The City will be receiving $6,390 for wearable video cameras, which can be used by officers on patrol to record interactions with the public.
“Obviously, it will be an officer safety enhancement, as well as a liability reduction for the department,” Public Safety Director Stephen Poloni said.
The total cost for the equipment is $7,100, with the City being required to cover 10 percent, or $710, he said.
The cameras can be mounted and used in the patrol car or worn by the officer, Poloni said.
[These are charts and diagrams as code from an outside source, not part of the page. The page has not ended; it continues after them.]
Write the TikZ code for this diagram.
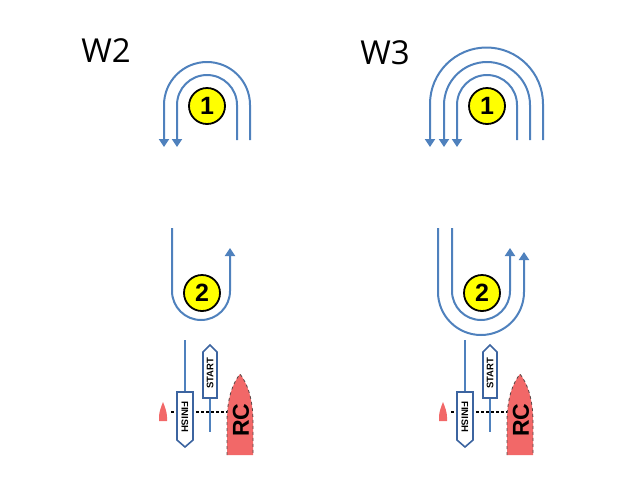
\documentclass[tikz,border=0pt]{standalone}
\usepackage{fontspec}
\setmainfont{Open Sans}
\newfontfamily\labelfont{Liberation Sans}
\usetikzlibrary{arrows.meta}
\definecolor{lineblue}{RGB}{79,129,189}
\definecolor{flagblue}{RGB}{60,100,160}
\definecolor{boatred}{RGB}{242,104,104}
\definecolor{markyellow}{RGB}{255,255,0}
\definecolor{boatedge}{RGB}{90,70,70}
\begin{document}
\begin{tikzpicture}[x=1pt,y=-1pt,
  course/.style={draw=lineblue,line width=2pt},
  arr/.style={course,-{Triangle[width=10pt,length=8pt]}},
  markcircle/.style={circle,draw=black,line width=1.8pt,fill=markyellow,minimum size=36pt,inner sep=0pt,font=\labelfont\bfseries\fontsize{25}{25}\selectfont},
  flagbox/.style={draw=flagblue,line width=1.6pt,fill=white},
  flagtext/.style={font=\labelfont\bfseries\fontsize{9.5}{10}\selectfont,inner sep=0pt},
  buoy/.style={fill=boatred},
  lineup/.style={draw=black,line width=2.5pt,dash pattern=on 2.5pt off 2.5pt},
  title/.style={font=\fontsize{33}{33}\selectfont,inner sep=0pt}]
\useasboundingbox (0,0) rectangle (640,480);

\node[title] (w2) at (106,51) {W2};
\node[title] (w3) at (385,53) {W3};

% W3 extra arcs
\draw[arr] (543,140) -- (543,104) arc[start angle=0,end angle=180,radius=56.5pt] -- (430,147);
\draw[arr] (438,228) -- (438,292) arc[start angle=180,end angle=360,radius=43pt] -- (524,252);

\foreach \dx/\nm in {0/a,280/b}{
\begin{scope}[xshift=\dx]
  % mark 1 rounding
  \draw[arr] (250,140) -- (250,105) arc[start angle=0,end angle=180,radius=43pt] -- (164,147);
  \draw[arr] (237,140) -- (237,105) arc[start angle=0,end angle=180,radius=30pt] -- (177,147);
  \node[markcircle] (m1\nm) at (207,106) {1};
  % mark 2 rounding
  \draw[arr] (172,228) -- (172,291) arc[start angle=180,end angle=360,radius=29pt] -- (230,248);
  \node[markcircle] (m2\nm) at (202,293) {2};
  % line
  \draw[lineup] (171,412) -- (227,412);
  % finish flag
  \draw[course] (185,340) -- (185,392);
  \draw[flagbox] (177,392) -- (193,392) -- (193,440) -- (185,447) -- (177,440) -- cycle;
  \node[flagtext,rotate=-90] (fin\nm) at (185,417) {FINISH};
  % start flag
  \draw[course] (210,398) -- (210,432);
  \draw[flagbox] (203,398) -- (203,352) -- (210,345) -- (217,352) -- (217,398) -- cycle;
  \node[flagtext,rotate=90] (st\nm) at (210,373) {START};
  % buoy
  \path[buoy] (163,402) .. controls (165,407) and (167,412) .. (167,417) -- (167,421) -- (159,421) -- (159,417) .. controls (159,412) and (161,407) .. (163,402);
  % RC boat
  \path[fill=boatred] (227,455) -- (227,422) .. controls (227,398) and (233,383) .. (240,374) .. controls (247,383) and (253,398) .. (253,422) -- (253,455) -- cycle;
  \draw[draw=boatedge,dashed,line width=0.8pt] (227,455) -- (227,422) .. controls (227,398) and (233,383) .. (240,374) .. controls (247,383) and (253,398) .. (253,422) -- (253,455);
  \node[font=\labelfont\bfseries\fontsize{23}{23}\selectfont,rotate=90,inner sep=0pt] (rc\nm) at (241,420) {RC};
\end{scope}
}
\end{tikzpicture}
\end{document}
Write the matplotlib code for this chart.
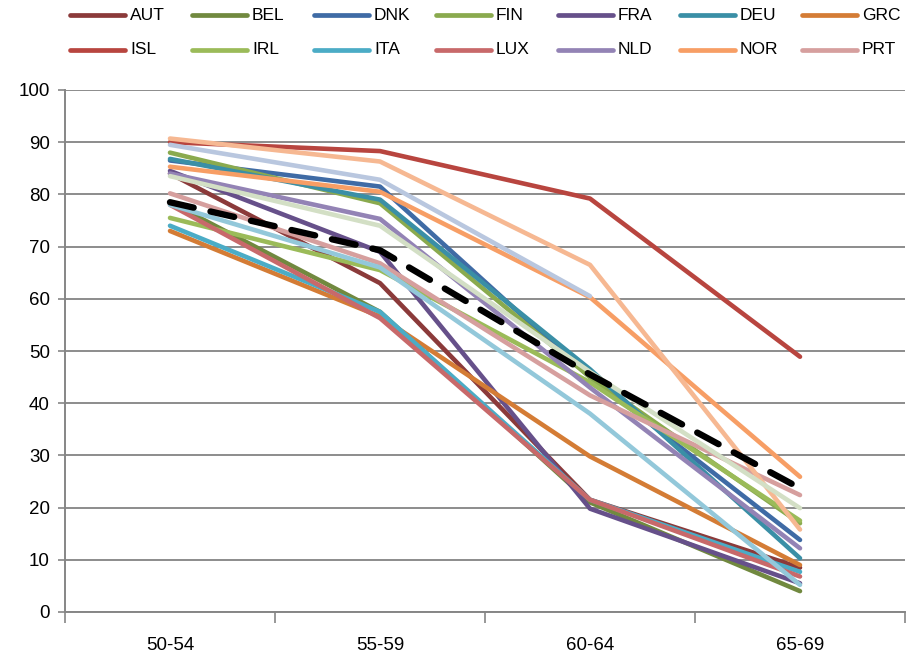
import numpy as np
import matplotlib
matplotlib.use("Agg")
import matplotlib.pyplot as plt
from matplotlib.lines import Line2D

plt.rcParams['font.family'] = ['Liberation Sans Narrow', 'Liberation Sans', 'DejaVu Sans']

age_groups = ["50-54", "55-59", "60-64", "65-69"]

# employment rate by age group, per country
AUT = [84.0, 63.0, 21.5, 8.5]
BEL = [78.5, 57.5, 21.0, 4.0]
DNK = [86.5, 81.5, 45.0, 13.8]
FIN = [88.0, 78.3, 45.0, 17.0]
FRA = [84.5, 69.0, 19.8, 5.5]
DEU = [86.8, 79.0, 46.5, 10.3]
GRC = [73.0, 56.6, 29.8, 9.0]
ISL = [90.0, 88.3, 79.2, 48.9]
IRL = [75.5, 65.5, 44.0, 17.5]
ITA = [74.0, 57.5, 21.5, 7.7]
LUX = [78.0, 56.3, 21.5, 6.8]
NLD = [84.0, 75.3, 43.0, 12.2]
NOR = [85.3, 80.5, 60.3, 25.9]
PRT = [80.2, 66.8, 41.5, 22.4]
ESP = [89.5, 82.8, 60.5, np.nan]
SWE = [90.7, 86.3, 66.5, 15.8]
CHE = [83.5, 74.0, 46.0, 19.9]
GBR = [78.0, 66.0, 38.0, 5.2]
OECD = [78.5, 69.3, 45.5, 23.7]

legend_names = ["AUT", "BEL", "DNK", "FIN", "FRA", "DEU", "GRC",
                "ISL", "IRL", "ITA", "LUX", "NLD", "NOR", "PRT"]
series = [AUT, BEL, DNK, FIN, FRA, DEU, GRC, ISL, IRL, ITA, LUX, NLD, NOR, PRT,
          ESP, SWE, CHE, GBR]
colors = ["#8B3A3A", "#71893F", "#3F6BA5", "#8AAA4E", "#66508A", "#3A8FA6", "#D47C35",
          "#B8453F", "#9BBB59", "#4BACC6", "#C8696A", "#9383B5", "#F79E65", "#D69F9E",
          "#B9C7DF", "#F6B892", "#D3DFC5", "#93C8DA"]

W, H = 908, 659
fig = plt.figure(figsize=(W / 100, H / 100), dpi=100)
ax = fig.add_axes([65 / W, 1 - 612 / H, 840 / W, 522 / H])

x = np.arange(len(age_groups))
for vals, c in zip(series, colors):
    ax.plot(x, vals, color=c, lw=3.3, solid_capstyle='round', solid_joinstyle='round')
ax.plot(x, OECD, color="black", lw=4.6, linestyle=(0, (3.8, 2.7)), dash_capstyle='round')

ax.set_xlim(-0.5, len(age_groups) - 0.5)
ax.set_ylim(0, 100)
ax.set_yticks(np.arange(0, 101, 10))
ax.set_xticks(x)
ax.set_xticklabels(age_groups)
ax.set_xticks(np.arange(-0.5, len(age_groups), 1), minor=True)
ax.tick_params(axis='x', which='major', length=0, pad=18, labelsize=13.5)
ax.tick_params(axis='x', which='minor', length=8, color="#868686", width=1.2)
ax.tick_params(axis='y', length=5, color="#868686", width=1.2, labelsize=13.5, pad=6)

ax.grid(axis='y', color="#8C8C8C", lw=1.4)
ax.set_axisbelow(True)
for side in ['top', 'right']:
    ax.spines[side].set_visible(False)
for side in ['left', 'bottom']:
    ax.spines[side].set_color("#868686")
    ax.spines[side].set_linewidth(1.4)

# legend laid out as a 7 x 2 grid across the top
for i, name in enumerate(legend_names):
    col, row = i % 7, i // 7
    x0 = 70 + 122 * col
    y0 = 15 + 35 * row
    fig.add_artist(Line2D([x0 / W, (x0 + 55) / W], [1 - y0 / H, 1 - y0 / H],
                          color=colors[i], lw=3.4, solid_capstyle='round'))
    fig.text((x0 + 60) / W, 1 - y0 / H, name, fontsize=12.5, va='center', ha='left')

fig.savefig("out.png", dpi=100)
Although the cars already have video cameras, these new devices will record additional views and enable officers to record evidence that would have been outside of the range of the cameras inside the vehicles, Poloni said.
In addition, he said the grant would enable them to buy a portable fingerprint machine.
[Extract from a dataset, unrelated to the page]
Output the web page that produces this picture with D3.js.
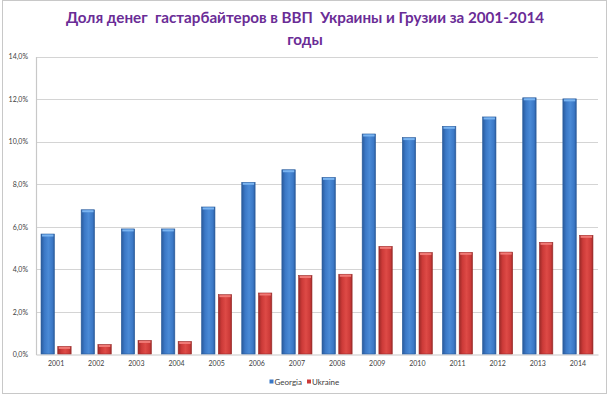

“If somebody doesn’t have ID, we can get a positive identification on them on the road,” said Poloni, pointing out that this device would allow officers to run a motorist or passenger’s fingerprints without having to bring that person back to the station. If a person lacks identification, like a driver’s license, but has been fingerprinted before, identification can be made.
Although it was one of the smaller grants, the City is grateful for the funds, given tight budgets in recent years. On April 9, Gov. Rick Snyder announced that criminal justice agencies throughout all of Michigan were receiving $1.2 million through the federal American Recovery and Reinvestment Act of 2009 Edward Byrne Memorial Justice Assistance Grant Program. The funds, which are being used for new technology this year, are aimed at improving anti-drug and other crime-fighting efforts.
“Protecting Michigan citizens is a top priority, and these grants will go a long way toward improving the technology and tools that support our public safety community,” Snyder said in a prepared statement.
At press time, Poloni said they now need to file the appropriate paperwork and place an order for the equipment. They hope to get the cameras and portable fingerprint machine in roughly a month, he said.
Poloni said officers Joseph Adams and C.J. Lee helped to research the equipment for the City.
More than 40 law enforcement agencies around the state received ARRA Byrne JAG grants, including police departments in Madison Heights, Livonia and Lincoln Park. The Wayne County Prosecutor’s Office was another of the recipients, being awarded a $50,000 grant for video cameras, tablets, surveillance equipment, two-way radios, a forensic mobile data extraction device and digital recorders for criminal investigation efforts and improved safety and efficiency.